[Records from a dataset]
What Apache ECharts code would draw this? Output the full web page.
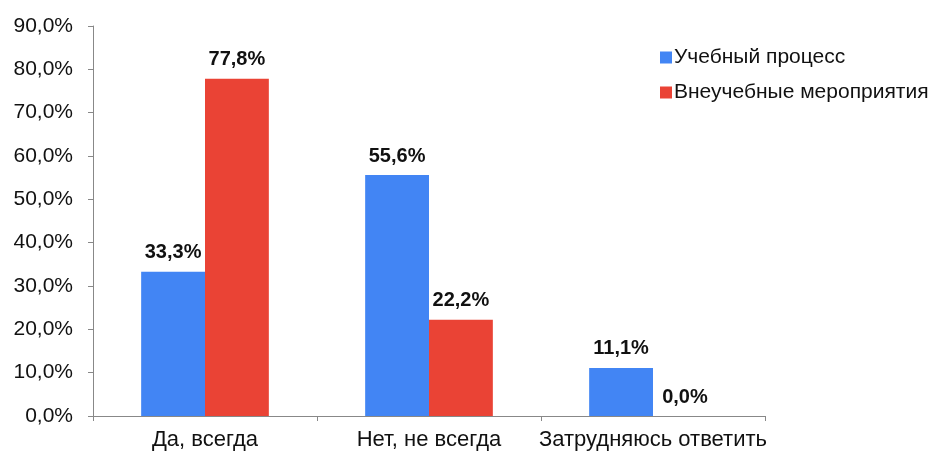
<html>
<head>
<meta charset="UTF-8">
<script src="https://cdn.jsdelivr.net/npm/echarts@6/dist/echarts.min.js"></script>
<style>
html, body { margin: 0; padding: 0; background: #fff; }
#chart { width: 936px; height: 454px; }
</style>
</head>
<body>
<div id="chart"></div>
<script>
var categories = ['Да, всегда', 'Нет, не всегда', 'Затрудняюсь ответить'];
var seriesNames = ['Учебный процесс', 'Внеучебные мероприятия'];
var study = [33.3, 55.6, 11.1];
var extra = [77.8, 22.2, 0.0];

function pct(v) {
    return Number(v).toFixed(1).replace('.', ',') + '%';
}

var myChart = echarts.init(document.getElementById('chart'));

var labelStyle = {
    show: true,
    position: 'top',
    distance: 9,
    fontFamily: 'Liberation Sans',
    fontSize: 20,
    fontWeight: 'bold',
    color: '#111',
    formatter: function (p) { return pct(p.value); }
};

var option = {
    animation: false,
    textStyle: { fontFamily: 'Liberation Sans' },
    grid: { left: 93, right: 171, top: 26, bottom: 38 },
    legend: {
        orient: 'vertical',
        left: 655,
        top: 42,
        itemWidth: 12,
        itemHeight: 12,
        itemGap: 14,
        icon: 'rect',
        textStyle: { fontSize: 21, color: '#111', padding: [0, 0, 0, -3] },
        data: seriesNames
    },
    xAxis: {
        type: 'category',
        data: categories,
        axisLine: { lineStyle: { color: '#888' } },
        axisTick: { show: true, length: 5, lineStyle: { color: '#888' } },
        axisLabel: { fontSize: 22, color: '#111', margin: 13, interval: 0 }
    },
    yAxis: {
        type: 'value',
        min: 0,
        max: 90,
        interval: 10,
        axisLine: { show: true, lineStyle: { color: '#888' } },
        axisTick: { show: true, length: 5, lineStyle: { color: '#888' } },
        splitLine: { show: false },
        axisLabel: { fontSize: 21, color: '#111', margin: 20, formatter: pct }
    },
    series: [
        {
            name: seriesNames[0],
            type: 'bar',
            data: study,
            barGap: '0%',
            barCategoryGap: '43%',
            itemStyle: { color: '#4285F4' },
            label: labelStyle
        },
        {
            name: seriesNames[1],
            type: 'bar',
            data: extra,
            itemStyle: { color: '#EA4335' },
            label: labelStyle
        }
    ]
};

myChart.setOption(option);
</script>
</body>
</html>
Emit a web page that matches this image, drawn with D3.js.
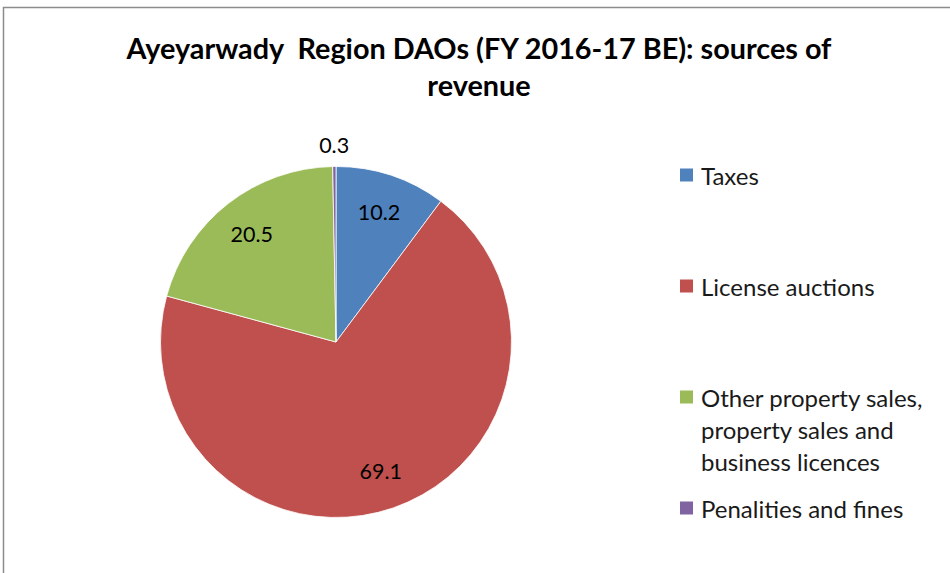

**Task instructions**. Reproduce the material in full, word for word, and omit the pictures.

**Expected answer**.
What Apache ECharts code would draw this? Output the full web page.
<html>
<head>
<meta charset="UTF-8">
<script src="https://cdn.jsdelivr.net/npm/echarts@6/dist/echarts.min.js"></script>
<style>
html, body { margin: 0; padding: 0; background: #fff; }
#chart { width: 936px; height: 454px; }
</style>
</head>
<body>
<div id="chart"></div>
<script>
var categories = ['Да, всегда', 'Нет, не всегда', 'Затрудняюсь ответить'];
var seriesNames = ['Учебный процесс', 'Внеучебные мероприятия'];
var study = [33.3, 55.6, 11.1];
var extra = [77.8, 22.2, 0.0];

function pct(v) {
    return Number(v).toFixed(1).replace('.', ',') + '%';
}

var myChart = echarts.init(document.getElementById('chart'));

var labelStyle = {
    show: true,
    position: 'top',
    distance: 9,
    fontFamily: 'Liberation Sans',
    fontSize: 20,
    fontWeight: 'bold',
    color: '#111',
    formatter: function (p) { return pct(p.value); }
};

var option = {
    animation: false,
    textStyle: { fontFamily: 'Liberation Sans' },
    grid: { left: 93, right: 171, top: 26, bottom: 38 },
    legend: {
        orient: 'vertical',
        left: 655,
        top: 42,
        itemWidth: 12,
        itemHeight: 12,
        itemGap: 14,
        icon: 'rect',
        textStyle: { fontSize: 21, color: '#111', padding: [0, 0, 0, -3] },
        data: seriesNames
    },
    xAxis: {
        type: 'category',
        data: categories,
        axisLine: { lineStyle: { color: '#888' } },
        axisTick: { show: true, length: 5, lineStyle: { color: '#888' } },
        axisLabel: { fontSize: 22, color: '#111', margin: 13, interval: 0 }
    },
    yAxis: {
        type: 'value',
        min: 0,
        max: 90,
        interval: 10,
        axisLine: { show: true, lineStyle: { color: '#888' } },
        axisTick: { show: true, length: 5, lineStyle: { color: '#888' } },
        splitLine: { show: false },
        axisLabel: { fontSize: 21, color: '#111', margin: 20, formatter: pct }
    },
    series: [
        {
            name: seriesNames[0],
            type: 'bar',
            data: study,
            barGap: '0%',
            barCategoryGap: '43%',
            itemStyle: { color: '#4285F4' },
            label: labelStyle
        },
        {
            name: seriesNames[1],
            type: 'bar',
            data: extra,
            itemStyle: { color: '#EA4335' },
            label: labelStyle
        }
    ]
};

myChart.setOption(option);
</script>
</body>
</html>
Emit a web page that matches this image, drawn with D3.js.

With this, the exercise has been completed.